╔══
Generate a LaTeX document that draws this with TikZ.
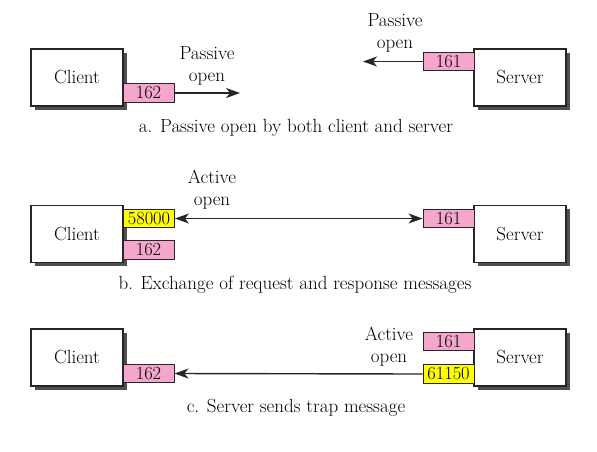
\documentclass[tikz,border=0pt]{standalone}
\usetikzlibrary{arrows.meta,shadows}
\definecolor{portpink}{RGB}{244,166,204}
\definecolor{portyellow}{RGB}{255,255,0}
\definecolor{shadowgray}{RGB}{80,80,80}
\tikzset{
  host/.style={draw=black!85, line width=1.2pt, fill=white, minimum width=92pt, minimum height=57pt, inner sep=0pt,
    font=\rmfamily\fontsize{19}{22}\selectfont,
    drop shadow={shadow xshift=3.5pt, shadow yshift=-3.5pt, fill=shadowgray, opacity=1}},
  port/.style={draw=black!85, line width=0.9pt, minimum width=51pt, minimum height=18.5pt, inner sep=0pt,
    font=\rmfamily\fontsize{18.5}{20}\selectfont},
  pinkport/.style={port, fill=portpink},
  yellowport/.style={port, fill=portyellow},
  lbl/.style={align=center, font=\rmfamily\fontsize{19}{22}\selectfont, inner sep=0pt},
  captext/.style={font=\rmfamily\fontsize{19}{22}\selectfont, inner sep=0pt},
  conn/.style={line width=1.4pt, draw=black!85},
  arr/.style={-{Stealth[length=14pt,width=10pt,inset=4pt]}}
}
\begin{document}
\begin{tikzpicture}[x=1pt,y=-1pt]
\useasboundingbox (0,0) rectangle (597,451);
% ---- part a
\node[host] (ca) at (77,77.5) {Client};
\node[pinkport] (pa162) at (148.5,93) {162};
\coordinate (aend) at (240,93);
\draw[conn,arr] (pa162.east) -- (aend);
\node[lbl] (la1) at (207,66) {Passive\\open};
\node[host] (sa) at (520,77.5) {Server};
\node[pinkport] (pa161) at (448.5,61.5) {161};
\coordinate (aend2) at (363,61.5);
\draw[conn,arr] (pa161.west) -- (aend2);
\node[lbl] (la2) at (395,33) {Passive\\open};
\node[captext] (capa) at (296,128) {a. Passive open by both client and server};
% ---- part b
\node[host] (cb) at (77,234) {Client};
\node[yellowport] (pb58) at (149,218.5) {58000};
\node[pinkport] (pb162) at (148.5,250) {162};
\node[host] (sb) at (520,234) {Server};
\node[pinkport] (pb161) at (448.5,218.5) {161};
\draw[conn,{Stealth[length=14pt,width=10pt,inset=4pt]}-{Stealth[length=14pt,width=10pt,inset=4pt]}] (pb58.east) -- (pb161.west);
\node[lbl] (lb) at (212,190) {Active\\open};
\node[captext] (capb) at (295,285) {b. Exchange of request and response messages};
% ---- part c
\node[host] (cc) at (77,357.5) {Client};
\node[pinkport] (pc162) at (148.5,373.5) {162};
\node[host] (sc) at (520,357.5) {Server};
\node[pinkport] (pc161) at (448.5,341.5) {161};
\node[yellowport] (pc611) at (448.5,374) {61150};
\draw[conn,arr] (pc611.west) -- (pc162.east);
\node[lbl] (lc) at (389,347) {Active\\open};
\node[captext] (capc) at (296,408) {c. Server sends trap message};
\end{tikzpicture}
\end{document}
╚══
▸ **TASK GOAL**:
Quote in full the listing given above; the images are to be left out.

▸ **THE RESULT**:
Generate a LaTeX document that draws this with TikZ.
\documentclass[tikz,border=0pt]{standalone}
\usetikzlibrary{arrows.meta,shadows}
\definecolor{portpink}{RGB}{244,166,204}
\definecolor{portyellow}{RGB}{255,255,0}
\definecolor{shadowgray}{RGB}{80,80,80}
\tikzset{
  host/.style={draw=black!85, line width=1.2pt, fill=white, minimum width=92pt, minimum height=57pt, inner sep=0pt,
    font=\rmfamily\fontsize{19}{22}\selectfont,
    drop shadow={shadow xshift=3.5pt, shadow yshift=-3.5pt, fill=shadowgray, opacity=1}},
  port/.style={draw=black!85, line width=0.9pt, minimum width=51pt, minimum height=18.5pt, inner sep=0pt,
    font=\rmfamily\fontsize{18.5}{20}\selectfont},
  pinkport/.style={port, fill=portpink},
  yellowport/.style={port, fill=portyellow},
  lbl/.style={align=center, font=\rmfamily\fontsize{19}{22}\selectfont, inner sep=0pt},
  captext/.style={font=\rmfamily\fontsize{19}{22}\selectfont, inner sep=0pt},
  conn/.style={line width=1.4pt, draw=black!85},
  arr/.style={-{Stealth[length=14pt,width=10pt,inset=4pt]}}
}
\begin{document}
\begin{tikzpicture}[x=1pt,y=-1pt]
\useasboundingbox (0,0) rectangle (597,451);
% ---- part a
\node[host] (ca) at (77,77.5) {Client};
\node[pinkport] (pa162) at (148.5,93) {162};
\coordinate (aend) at (240,93);
\draw[conn,arr] (pa162.east) -- (aend);
\node[lbl] (la1) at (207,66) {Passive\\open};
\node[host] (sa) at (520,77.5) {Server};
\node[pinkport] (pa161) at (448.5,61.5) {161};
\coordinate (aend2) at (363,61.5);
\draw[conn,arr] (pa161.west) -- (aend2);
\node[lbl] (la2) at (395,33) {Passive\\open};
\node[captext] (capa) at (296,128) {a. Passive open by both client and server};
% ---- part b
\node[host] (cb) at (77,234) {Client};
\node[yellowport] (pb58) at (149,218.5) {58000};
\node[pinkport] (pb162) at (148.5,250) {162};
\node[host] (sb) at (520,234) {Server};
\node[pinkport] (pb161) at (448.5,218.5) {161};
\draw[conn,{Stealth[length=14pt,width=10pt,inset=4pt]}-{Stealth[length=14pt,width=10pt,inset=4pt]}] (pb58.east) -- (pb161.west);
\node[lbl] (lb) at (212,190) {Active\\open};
\node[captext] (capb) at (295,285) {b. Exchange of request and response messages};
% ---- part c
\node[host] (cc) at (77,357.5) {Client};
\node[pinkport] (pc162) at (148.5,373.5) {162};
\node[host] (sc) at (520,357.5) {Server};
\node[pinkport] (pc161) at (448.5,341.5) {161};
\node[yellowport] (pc611) at (448.5,374) {61150};
\draw[conn,arr] (pc611.west) -- (pc162.east);
\node[lbl] (lc) at (389,347) {Active\\open};
\node[captext] (capc) at (296,408) {c. Server sends trap message};
\end{tikzpicture}
\end{document}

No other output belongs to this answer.